Definition
An API (Application Programming Interface) is a defined set of rules, protocols and endpoints that lets one piece of software interact with another — sending requests, receiving responses, and exchanging structured data — without either party needing to know the other's internal implementation.
APIs are the connective tissue of modern software. Every time your app talks to a payment processor, a third-party CRM, an AI model, or a SaaS service, it does so via an API. The quality of those APIs — their reliability, latency, documentation, and consistency — determines whether the integration is straightforward or a swamp.
Modern web APIs are typically REST or GraphQL over HTTPS, returning JSON. RPC patterns (gRPC, JSON-RPC) are common in internal microservice architectures. The choice between styles depends on the use case — REST for public-facing simple resources, GraphQL when clients need flexible querying, gRPC when raw performance matters.
Origin
The term API dates to the 1960s mainframe era. The modern web API pattern emerged with Roy Fielding's REST dissertation (2000), and the SaaS-API ecosystem exploded through the 2010s as cloud services became default infrastructure.
How it works
- Define what the API needs to do — what resources or actions does it expose?
- Choose a style (REST, GraphQL, gRPC, RPC) based on use case.
- Design endpoints, request/response schemas, authentication, error responses.
- Document with OpenAPI/Swagger or equivalent.
- Build, test, and ship with versioning from day one.
- Monitor uptime, latency, error rate; iterate based on consumer feedback.
When to use it
Use when
- Whenever software needs to talk to other software.
- When exposing functionality for third-party integration.
- When splitting a monolith into services.
Skip when
- For internal helpers that never cross a process boundary.
- When direct database access is genuinely simpler and the access pattern won't change.
Key metrics
- Uptime SLA
- Average response latency
- Error rate by endpoint
- Documentation completeness
- Developer adoption (for public APIs)
Examples
- Our public API uptime hit 99.99% last quarter — that's the SLA our enterprise customers actually pay for.
- The third-party API's docs were so bad we spent three weeks reverse-engineering responses.

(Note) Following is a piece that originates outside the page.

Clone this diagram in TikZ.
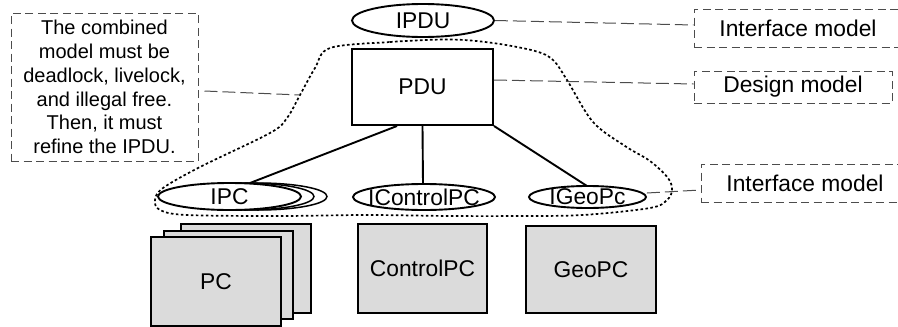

- We migrated from REST to GraphQL for the mobile client and request count dropped 70%.
In practice at Makreate
Makreate AI Web App and Mobile App engagements build API-first from day one. Every product we ship has a clean internal API even when there's no current need for an external one — because the next CRM integration, the next mobile client, the next BI tool will all need an API, and adding one later is harder than designing one in. We document everything in OpenAPI, version from v1, and treat the API as a product surface, not an afterthought.
AI Web App Development →Common mistakes
- Designing the API around the database schema instead of the consumer's mental model.
- Not versioning from the start.
- Skipping documentation — undocumented APIs are unusable APIs.
- Inconsistent error response shapes across endpoints.
- Not monitoring API latency and error rates over time.
Frequently asked
What's the difference between REST and GraphQL?
REST exposes resources via fixed endpoints. GraphQL exposes a query language clients use to ask for exactly the data they want. REST is simpler; GraphQL is more flexible for diverse clients.
Do I need to build a public API?
Only if you have external consumers (third-party developers, customer integrations, public SDKs). Internal APIs between your own services are usually plenty.
How do I handle API breaking changes?
Version explicitly (v1, v2, ...), deprecate old versions with long lead time, and document migration paths clearly.